Each line below should be quoted exactly, please.
....................
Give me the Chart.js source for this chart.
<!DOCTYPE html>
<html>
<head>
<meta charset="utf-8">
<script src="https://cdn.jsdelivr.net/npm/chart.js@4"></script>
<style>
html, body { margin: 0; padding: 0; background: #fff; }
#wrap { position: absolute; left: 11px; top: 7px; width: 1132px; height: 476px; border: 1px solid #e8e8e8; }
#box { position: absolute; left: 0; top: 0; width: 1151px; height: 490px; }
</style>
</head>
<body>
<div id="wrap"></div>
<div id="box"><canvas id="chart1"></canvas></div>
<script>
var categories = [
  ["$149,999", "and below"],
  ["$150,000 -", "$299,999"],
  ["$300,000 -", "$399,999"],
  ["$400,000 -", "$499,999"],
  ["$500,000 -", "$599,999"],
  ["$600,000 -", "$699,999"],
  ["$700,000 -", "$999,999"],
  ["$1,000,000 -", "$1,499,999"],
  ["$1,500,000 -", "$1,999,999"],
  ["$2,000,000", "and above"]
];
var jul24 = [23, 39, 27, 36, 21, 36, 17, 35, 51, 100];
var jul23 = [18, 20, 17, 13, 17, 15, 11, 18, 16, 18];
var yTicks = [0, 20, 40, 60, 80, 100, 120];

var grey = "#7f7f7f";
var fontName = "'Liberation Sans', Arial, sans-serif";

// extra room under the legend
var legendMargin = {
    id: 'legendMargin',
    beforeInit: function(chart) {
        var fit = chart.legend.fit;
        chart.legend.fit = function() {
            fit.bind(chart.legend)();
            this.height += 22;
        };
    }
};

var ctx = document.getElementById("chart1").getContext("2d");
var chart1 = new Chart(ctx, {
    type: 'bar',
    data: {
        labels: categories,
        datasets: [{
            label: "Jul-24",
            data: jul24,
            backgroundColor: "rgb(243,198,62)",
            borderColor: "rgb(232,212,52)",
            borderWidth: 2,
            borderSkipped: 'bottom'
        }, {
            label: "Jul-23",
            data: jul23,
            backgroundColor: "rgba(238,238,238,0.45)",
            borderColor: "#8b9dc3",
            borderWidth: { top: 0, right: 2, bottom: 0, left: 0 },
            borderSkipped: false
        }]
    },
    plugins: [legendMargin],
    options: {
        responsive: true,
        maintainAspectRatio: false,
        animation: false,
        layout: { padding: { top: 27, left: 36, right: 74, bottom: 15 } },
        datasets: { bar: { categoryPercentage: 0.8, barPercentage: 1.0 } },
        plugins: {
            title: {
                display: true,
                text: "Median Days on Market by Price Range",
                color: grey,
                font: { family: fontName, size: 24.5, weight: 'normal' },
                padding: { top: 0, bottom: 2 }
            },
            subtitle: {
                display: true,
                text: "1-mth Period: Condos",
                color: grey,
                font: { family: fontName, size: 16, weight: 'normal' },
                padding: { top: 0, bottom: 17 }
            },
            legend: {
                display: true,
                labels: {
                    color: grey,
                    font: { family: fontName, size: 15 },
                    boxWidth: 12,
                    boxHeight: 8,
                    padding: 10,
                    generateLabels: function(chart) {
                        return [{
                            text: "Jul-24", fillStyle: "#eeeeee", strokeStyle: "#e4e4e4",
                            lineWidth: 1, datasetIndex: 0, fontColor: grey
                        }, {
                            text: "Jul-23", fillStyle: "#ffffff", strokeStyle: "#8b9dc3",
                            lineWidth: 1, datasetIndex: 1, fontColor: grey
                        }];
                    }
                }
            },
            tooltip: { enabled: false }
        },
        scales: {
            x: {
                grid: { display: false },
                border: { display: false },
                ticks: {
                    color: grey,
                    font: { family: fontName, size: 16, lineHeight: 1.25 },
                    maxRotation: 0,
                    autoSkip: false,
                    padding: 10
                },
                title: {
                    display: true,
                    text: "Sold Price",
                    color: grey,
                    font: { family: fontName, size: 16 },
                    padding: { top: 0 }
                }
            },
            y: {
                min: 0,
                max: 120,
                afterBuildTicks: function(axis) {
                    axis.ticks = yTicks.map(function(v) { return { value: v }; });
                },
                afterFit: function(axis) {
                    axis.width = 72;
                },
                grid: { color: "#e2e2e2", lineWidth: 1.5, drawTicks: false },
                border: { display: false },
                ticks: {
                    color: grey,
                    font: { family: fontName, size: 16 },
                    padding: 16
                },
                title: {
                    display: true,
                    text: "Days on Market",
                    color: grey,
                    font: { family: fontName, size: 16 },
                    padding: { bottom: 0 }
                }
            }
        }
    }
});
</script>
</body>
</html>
....................
◆ Result of the task:
Give me the Chart.js source for this chart.
<!DOCTYPE html>
<html>
<head>
<meta charset="utf-8">
<script src="https://cdn.jsdelivr.net/npm/chart.js@4"></script>
<style>
html, body { margin: 0; padding: 0; background: #fff; }
#wrap { position: absolute; left: 11px; top: 7px; width: 1132px; height: 476px; border: 1px solid #e8e8e8; }
#box { position: absolute; left: 0; top: 0; width: 1151px; height: 490px; }
</style>
</head>
<body>
<div id="wrap"></div>
<div id="box"><canvas id="chart1"></canvas></div>
<script>
var categories = [
  ["$149,999", "and below"],
  ["$150,000 -", "$299,999"],
  ["$300,000 -", "$399,999"],
  ["$400,000 -", "$499,999"],
  ["$500,000 -", "$599,999"],
  ["$600,000 -", "$699,999"],
  ["$700,000 -", "$999,999"],
  ["$1,000,000 -", "$1,499,999"],
  ["$1,500,000 -", "$1,999,999"],
  ["$2,000,000", "and above"]
];
var jul24 = [23, 39, 27, 36, 21, 36, 17, 35, 51, 100];
var jul23 = [18, 20, 17, 13, 17, 15, 11, 18, 16, 18];
var yTicks = [0, 20, 40, 60, 80, 100, 120];

var grey = "#7f7f7f";
var fontName = "'Liberation Sans', Arial, sans-serif";

// extra room under the legend
var legendMargin = {
    id: 'legendMargin',
    beforeInit: function(chart) {
        var fit = chart.legend.fit;
        chart.legend.fit = function() {
            fit.bind(chart.legend)();
            this.height += 22;
        };
    }
};

var ctx = document.getElementById("chart1").getContext("2d");
var chart1 = new Chart(ctx, {
    type: 'bar',
    data: {
        labels: categories,
        datasets: [{
            label: "Jul-24",
            data: jul24,
            backgroundColor: "rgb(243,198,62)",
            borderColor: "rgb(232,212,52)",
            borderWidth: 2,
            borderSkipped: 'bottom'
        }, {
            label: "Jul-23",
            data: jul23,
            backgroundColor: "rgba(238,238,238,0.45)",
            borderColor: "#8b9dc3",
            borderWidth: { top: 0, right: 2, bottom: 0, left: 0 },
            borderSkipped: false
        }]
    },
    plugins: [legendMargin],
    options: {
        responsive: true,
        maintainAspectRatio: false,
        animation: false,
        layout: { padding: { top: 27, left: 36, right: 74, bottom: 15 } },
        datasets: { bar: { categoryPercentage: 0.8, barPercentage: 1.0 } },
        plugins: {
            title: {
                display: true,
                text: "Median Days on Market by Price Range",
                color: grey,
                font: { family: fontName, size: 24.5, weight: 'normal' },
                padding: { top: 0, bottom: 2 }
            },
            subtitle: {
                display: true,
                text: "1-mth Period: Condos",
                color: grey,
                font: { family: fontName, size: 16, weight: 'normal' },
                padding: { top: 0, bottom: 17 }
            },
            legend: {
                display: true,
                labels: {
                    color: grey,
                    font: { family: fontName, size: 15 },
                    boxWidth: 12,
                    boxHeight: 8,
                    padding: 10,
                    generateLabels: function(chart) {
                        return [{
                            text: "Jul-24", fillStyle: "#eeeeee", strokeStyle: "#e4e4e4",
                            lineWidth: 1, datasetIndex: 0, fontColor: grey
                        }, {
                            text: "Jul-23", fillStyle: "#ffffff", strokeStyle: "#8b9dc3",
                            lineWidth: 1, datasetIndex: 1, fontColor: grey
                        }];
                    }
                }
            },
            tooltip: { enabled: false }
        },
        scales: {
            x: {
                grid: { display: false },
                border: { display: false },
                ticks: {
                    color: grey,
                    font: { family: fontName, size: 16, lineHeight: 1.25 },
                    maxRotation: 0,
                    autoSkip: false,
                    padding: 10
                },
                title: {
                    display: true,
                    text: "Sold Price",
                    color: grey,
                    font: { family: fontName, size: 16 },
                    padding: { top: 0 }
                }
            },
            y: {
                min: 0,
                max: 120,
                afterBuildTicks: function(axis) {
                    axis.ticks = yTicks.map(function(v) { return { value: v }; });
                },
                afterFit: function(axis) {
                    axis.width = 72;
                },
                grid: { color: "#e2e2e2", lineWidth: 1.5, drawTicks: false },
                border: { display: false },
                ticks: {
                    color: grey,
                    font: { family: fontName, size: 16 },
                    padding: 16
                },
                title: {
                    display: true,
                    text: "Days on Market",
                    color: grey,
                    font: { family: fontName, size: 16 },
                    padding: { bottom: 0 }
                }
            }
        }
    }
});
</script>
</body>
</html>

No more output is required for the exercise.